Please refer to Introduction for more details about the workflow of the tool, and to Getting Started to learn how to use it.
Introduction
(TBD)
Getting Started
Although currently working with the first releases of Leaf, we aim to provide a rather straightforward workflow for the users.
Please follow the instruction below to try Leaf in your environment.
Installing Leaf
Requirements
- Rust (
rustup
) - Python
You can install Leaf using cargo
and by building the source code.
- Clone the repository.
$ git clone https://github.com/sfu-rsl/leaf.git $ cd leaf
- Install Leaf's compiler named as
leafc
using$ cargo install --path ./compiler
Performing Concolic Execution
As an instrumentation-based dynamic analyzer, Leaf instruments programs such that they expose information about their behavior during each execution. Therefore, concolic execution is achieved by compiling the target program and running the executable.
-
Pick a program you want to do concolic execution for. Some are available in
samples
directory of the source tree.fn main() { let x: u8 = 10; if x < 5 { println!("Hello, world!"); } }
-
Mark a variable interest as symbolic.
// samples/hello_world.rs use leaf::annotations::*; fn main() { let x: u8 = 10.mark_symbolic(); if x < 5 { println!("Hello, world!"); } }
-
Compile your target program using
leafc
as you would do withrustc
. (The first compilation takes longer, bear with it!)$ leafc ./hello_world.rs
-
Prepare the environment to observe the execution through the standard error by setting
LEAF_LOG
variable. e.g.,export LEAF_LOG="info"
-
Execute the compiled program.
$ ./hello_world
-
An output similar to the following is expected from the execution.

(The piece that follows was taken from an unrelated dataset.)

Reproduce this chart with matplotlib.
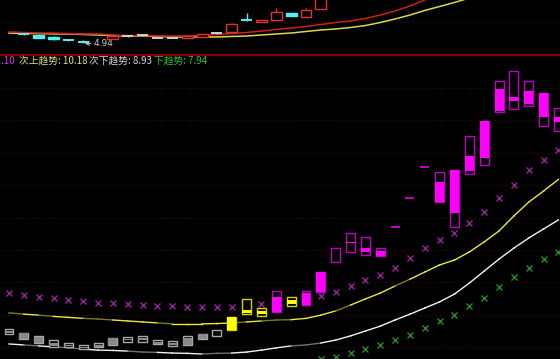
import numpy as np
import matplotlib
matplotlib.use("Agg")
import matplotlib.pyplot as plt

nan = np.nan

# ---- 主图 K 线 (top panel) ----
k_open  = [nan, 5.87, 5.75, 5.56, 5.29, 5.10, nan, 5.37, 5.65, 5.75, 5.46, 5.46, 5.46, 5.56, 5.94, 6.04, 7.20, 7.00, 7.19, 7.87, 7.48, 8.25]
k_close = [nan, 5.83, 5.46, 5.32, 5.25, 5.06, nan, 5.65, 5.65, 5.75, 5.46, 5.46, 5.65, 5.85, 5.94, 6.81, 7.18, 7.19, 7.96, 7.58, 8.11, 9.40]
k_high  = [nan, 5.92, 5.80, 5.61, 5.41, 5.27, nan, 5.70, 5.72, 5.82, 5.50, 5.50, 5.68, 5.88, 6.04, 6.90, 7.87, 7.22, 8.30, 7.90, 8.30, 9.50]
k_low   = [nan, 5.78, 5.42, 5.27, 5.13, 4.94, nan, 5.35, 5.58, 5.70, 5.42, 5.42, 5.44, 5.54, 5.85, 6.02, 7.10, 6.98, 7.17, 7.55, 7.46, 8.22]
ma_fast = [6.04, 5.99, 5.94, 5.94, 5.89, 5.85, 5.85, 5.75, 5.70, 5.70, 5.65, 5.65, 5.65, 5.70, 5.80, 5.89,
           5.99, 6.13, 6.28, 6.42, 6.57, 6.76, 6.95, 7.10, 7.34, 7.67, 8.06, 8.54, 9.12, 9.70]
ma_slow = [5.94, 5.89, 5.89, 5.85, 5.85, 5.80, 5.75, 5.70, 5.65, 5.65, 5.61, 5.56, 5.56, 5.56, 5.56, 5.61,
           5.65, 5.75, 5.85, 5.94, 6.09, 6.23, 6.33, 6.47, 6.66, 6.95, 7.29, 7.67, 8.11, 8.49, 8.88, 9.30]
low_mark = 4.94
low_idx = 5

# ---- 副图 (bottom panel) ----
box_hi = [5.56, 5.44, 5.35, 5.22, 5.13, 5.07, 5.13, 5.28, 5.31, 5.35, 5.22, 5.19, 5.35, 5.41, 5.53, 5.93, 6.49, 6.21, 6.73,
          6.55, 6.73, 7.32, 8.06, 8.52, 8.40, 8.06, 8.71, 9.60, 10.56, 10.41, 10.47, 11.52, 11.98, 13.22, 13.52, 13.22, 12.85, 12.38]
box_lo = [5.41, 5.25, 5.13, 5.01, 5.01, 4.94, 5.01, 5.07, 5.16, 5.16, 5.10, 5.04, 5.07, 5.25, 5.35, 5.53, 6.02, 5.96, 6.09,
          6.27, 6.30, 6.70, 7.63, 7.94, 7.85, 7.81, 8.71, 9.60, 10.56, 9.48, 8.71, 10.35, 10.62, 12.26, 12.35, 12.44, 11.83, 11.67]
fill_hi = [5.50, 5.44, 5.31, 5.13, 5.07, 5.01, 5.07, 5.28, 5.25, 5.28, 5.16, 5.13, 5.28, 5.41, nan, 5.93, 6.15, 6.12, 6.55,
           6.46, 6.67, 7.32, nan, 8.26, 8.06, 7.97, nan, nan, nan, 10.10, 10.47, 10.90, 11.98, 12.97, 12.72, 12.91, 12.85, 12.10]
fill_lo = [5.44, 5.25, 5.13, 5.04, 5.04, 4.97, 5.01, 5.07, 5.22, 5.22, 5.10, 5.07, 5.07, 5.25, nan, 5.53, 6.06, 6.02, 6.09,
           6.33, 6.30, 6.70, nan, 8.23, 7.94, 7.81, nan, nan, nan, 9.48, 9.14, 10.44, 10.84, 12.29, 12.60, 12.51, 12.10, 11.95]
bar_kind = list("ggggggggggggggg") + list("yyymym") + list("m" * 17)

up_trend = [6.67, 6.61, 6.55, 6.52, 6.46, 6.43, 6.36, 6.36, 6.33, 6.30, 6.27, 6.27, 6.24, 6.24, 6.24, 6.24, nan, 6.33, nan,
            nan, nan, 6.58, 6.70, 6.89, 7.07, 7.23, 7.44, 7.75, 8.06, 8.31, 8.52, 8.83, 9.17, 9.60, 10.01, 10.47, 10.78, 11.10]
down_trend = [nan] * 21 + [4.64, 4.70, 4.82, 4.94, 5.07, 5.22, 5.38, 5.59, 5.81, 5.99, 6.27, 6.52, 6.86, 7.17, 7.44, 7.72, 7.94]
sub_up = [6.06, 6.02, 5.99, 5.95, 5.92, 5.89, 5.87, 5.84, 5.81, 5.78, 5.75, 5.72, 5.72, 5.72, 5.73, 5.75, 5.78, 5.81, 5.84,
          5.85, 5.89, 5.99, 6.12, 6.30, 6.49, 6.67, 6.89, 7.10, 7.32, 7.54, 7.69, 7.94, 8.25, 8.59, 9.05, 9.48, 9.82, 10.18]
sub_down = [5.10, 5.07, 5.04, 5.01, 4.98, 4.94, 4.91, 4.90, 4.88, 4.85, 4.84, 4.82, 4.81, 4.79, 4.81, 4.82, 4.85, 4.91, 4.98,
            5.04, 5.07, 5.13, 5.22, 5.35, 5.50, 5.65, 5.84, 6.02, 6.21, 6.40, 6.64, 6.98, 7.35, 7.72, 8.06, 8.37, 8.65, 8.93]

legend_vals = {"上趋势": 11.10, "次上趋势": 10.18, "次下趋势": 8.93, "下趋势": 7.94}

# 颜色
BAR_EDGE = {"g": "#a8a8a8", "y": "#d4d400", "m": "#c000c0"}
BAR_FACE = {"g": "#8a8a8a", "y": "#ffff00", "m": "#ff00ff"}
GRID = "#640000"
DIM_UP = {0, 2, 5, 6, 10, 15, 17, 18, 22, 26}     # 次上趋势 暗色段
DIM_DN = {1, 3, 4, 8, 9, 13, 14, 19, 20}         # 次下趋势 暗色段

W, H = 560, 359
fig = plt.figure(figsize=(W / 100, H / 100), dpi=100, facecolor="black")
ax_top = fig.add_axes([0, (H - 55) / H, 1, 55 / H], facecolor="black")
ax = fig.add_axes([0, 0, 1, (H - 57) / H], facecolor="black")

x_lim = (-9 / 14.85, (W - 9) / 14.85)
for a in (ax_top, ax):
    a.set_xlim(*x_lim)
    a.set_xticks([])
    a.set_yticks([])
    for s in a.spines.values():
        s.set_visible(False)
ax_top.spines["bottom"].set_visible(True)
ax_top.spines["bottom"].set_color("#820000")
ax_top.spines["bottom"].set_linewidth(1.6)

# ---------- top panel ----------
ax_top.set_ylim(3.827, 9.115)
ax_top.axhline(7.0, color=GRID, ls=(0, (1, 3)), lw=0.7)
ax_top.plot(range(len(ma_slow)), ma_slow, color="#d8d850", lw=1.1, zorder=2)
ax_top.plot(range(len(ma_fast)), ma_fast, color="#cc2020", lw=1.1, zorder=2)
for i, (o, c, h, l) in enumerate(zip(k_open, k_close, k_high, k_low)):
    if np.isnan(o):
        continue
    if c > o:
        col, face = "#e03434", "black"
    elif c < o:
        col, face = "#54f0f0", "#54f0f0"
    else:
        col, face = "#d0d0d0", "#d0d0d0"
    ax_top.vlines(i, l, h, color=col, lw=1, zorder=3)
    bot, top = min(o, c), max(o, c)
    if top - bot < 0.05:
        ax_top.hlines((o + c) / 2, i - 0.37, i + 0.37, color=col, lw=1.4, zorder=4)
    else:
        ax_top.bar(i, top - bot, bottom=bot, width=0.74, facecolor=face, edgecolor=col, lw=1, zorder=4)
ax_top.annotate(f"{low_mark:.2f}", xy=(low_idx + 0.1, low_mark), xytext=(low_idx + 0.7, low_mark),
                color="#c8c8c8", fontsize=6.5, va="center", ha="left",
                arrowprops=dict(arrowstyle="->", color="#c8c8c8", lw=0.7, shrinkA=0, shrinkB=0))

# ---------- bottom panel ----------
ax.set_ylim(4.636, 13.957)
for g in range(5, 14):
    ax.axhline(g, color=GRID, ls=(0, (1, 3)), lw=0.7, zorder=0)

idx = np.arange(len(sub_up))
for i in range(len(idx) - 1):
    ax.plot(idx[i:i + 2], sub_up[i:i + 2], color="#7a7a28" if i in DIM_UP else "#e8e840", lw=1.0, zorder=1)
    ax.plot(idx[i:i + 2], sub_down[i:i + 2], color="#707070" if i in DIM_DN else "#f0f0f0", lw=1.0, zorder=1)

ax.plot(idx, up_trend, ls="none", marker="x", ms=4, mew=0.9, color="#a424a8", zorder=2)
ax.plot(idx, down_trend, ls="none", marker="x", ms=4, mew=0.9, color="#2a9a2a", zorder=2)

for i in idx:
    k = bar_kind[i]
    hi, lo = box_hi[i], box_lo[i]
    if hi - lo < 0.01:
        ax.hlines(hi, i - 0.3, i + 0.3, color=BAR_EDGE[k], lw=1.5, zorder=3)
        continue
    ax.bar(i, hi - lo, bottom=lo, width=0.6, facecolor="black", edgecolor=BAR_EDGE[k], lw=1, zorder=3)
    if not np.isnan(fill_hi[i]):
        ax.bar(i, fill_hi[i] - fill_lo[i], bottom=fill_lo[i], width=0.6, facecolor=BAR_FACE[k],
               edgecolor="none", lw=0, zorder=4)

# ---------- legend text ----------
fam = ["Noto Sans CJK SC", "DejaVu Sans"]
ty = 1 - 61 / H
fig.text(15 / W, ty, f"{legend_vals['上趋势']:.2f}", color="#d040d0", fontsize=7, ha="right", va="center", family=fam)
fig.text(19 / W, ty, f"次上趋势: {legend_vals['次上趋势']:.2f}", color="#e0e080", fontsize=7, va="center", family=fam)
fig.text(89 / W, ty, f"次下趋势: {legend_vals['次下趋势']:.2f}", color="#d8d8d8", fontsize=7, va="center", family=fam)
fig.text(154 / W, ty, f"下趋势: {legend_vals['下趋势']:.2f}", color="#30c030", fontsize=7, va="center", family=fam)

fig.savefig("out.png", dpi=100, facecolor="black")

2024-12-10 00:40:55 INFO leafrt Initializing runtime library 2024-12-10 00:40:55 INFO leafrt::pri::basic::instance Initializing basic backend 2024-12-10 00:40:55 INFO leafrt::backends::basic::outgen Setting up binary output writing to directory: output 2024-12-10 00:40:55 INFO leafrt::pri::basic::instance Basic backend initialized 2024-12-10 00:40:55 INFO leafrt::backends::basic::sym_vars Added a new symbolic variable: <Var1: u8> = 10u8 2024-12-10 00:40:55 INFO leafrt::trace::log Notified about constraint {!(<(<Var1: u8>, 5u8))} at step Def(0:5)[2] 2024-12-10 00:40:55 INFO leafrt::outgen Found a solution: { "1": 0u8, }
The logs include information about the constraints put on the variables marked as symbolic for the path taken in the execution.
-
Given the current default configuration, a folder named
leaf_out
also gets generated which contains alternative values for the symbolic variables that should cause the execution take other paths than the one taken, which we call diverging inputs.$ ls ./leaf_out 0.bin
More details about each step is provided in the rest of the book.
Recipes
(TBD)
Building Cargo Packages
As mentioned before, you can look at leafc
as a wrapper around rustc
and
it should be work in any command using rustc
.
Building packages is no exception. As supported by cargo
you can set
build.rust
configuration key
to override the compiler.
$ export RUSTC=leafc
$ cargo build
Diverging Input Generation
Each instance of concolic execution of a program, records a trace of the constraints put on symbolic variables at each step of the execution. Conditional branches are the major source of these constraints and whether they are held or not determines the target of the branch. Therefore, concolic execution can be used to find concrete values for the symbolic variables such that the execution diverges at conditional branches compared to the previous execution. We refer to these concrete values as diverging inputs, counterexamples, or generally answers.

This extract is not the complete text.